Mark Dunlea is with Hunger Action Network, the lobby group for the state’s food pantries and soup kitchens. Dunlea says to make up for the cuts in the food stamp program that took effect in  November, worth $332 million in New York , food pantries and soup kitchens would have to double their current services to make up for it. He says that just isn’t possible. 

“It’s getting harder and harder for these families to stretch their food budget,” Dunlea said.

Dunlea says percent of food pantry recipients are elderly, 40% hold some kind of job, and are considered the working poor, and many are children or the disabled.   

“It just seems very unfortunate in a country as rich as we are, that we can’t make sure that everyone has enough to eat,” Dunlea said.
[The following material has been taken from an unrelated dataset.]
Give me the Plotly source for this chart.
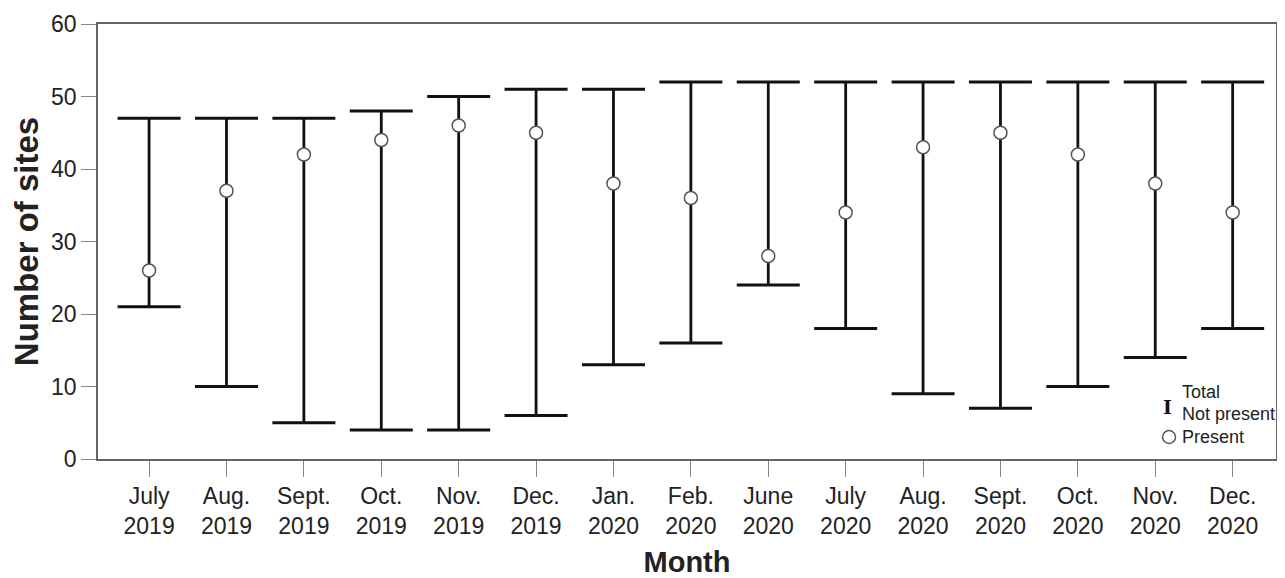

The people who come to the food pantry, known as guests, are normally limited to two allotments of food per month, and they receive an assortment of fresh vegetables, meat, pasta and rice, and canned goods.  But Houk says if they come back and say they are out of food before the end of the month, they are sometimes allowed  a third portion.  She says no one has to prove a lack of income to qualify for the food, but she says most of the guests are already on food stamps, now known as SNAP, the supplemental nutrition assistance program. 

Laura, she did want to give her last name, has been a regular guest lately at the food pantry. She says she’s feeling the effects of the $36 per month food stamp benefit cut, and wishes Congress could have found something else to cut.

“I don’t know how they expect people to live,” she said. “There’s other places they can get money from.”

Laura, who recently got laid off from a cleaning job, was on her third visit to the food pantry for the month. She said her fiancée, who she lives with, saw his food stamp benefits cut to $75 a month, and they were running out of anything to eat.

“Sometimes I have to come here for a third visit, and she gives it to me,” Laura said.

Houk, who used to run a middle school cafeteria, is skilled at economizing. She says the food pantry and a related breakfast- soup kitchen rely on a combination of state funds, which they use to "buy" food from a regional food bank , donations, and free USDA food. But she’s game to try to stretch things a little further.

“Well, we’re on a budget,” Houk paused. “I don’t know if we could double it, but we could certainly try.”

Governor Cuomo recently gave the state’s food pantries and soup kitchens an additional $4.5 million in funding, and urged New Yorkers to donate money.

The emergency food centers are likely to face even more demands, as federal unemployment checks for 1.3 million Americans, around 100,000 of them in New York, end for good near the end of December.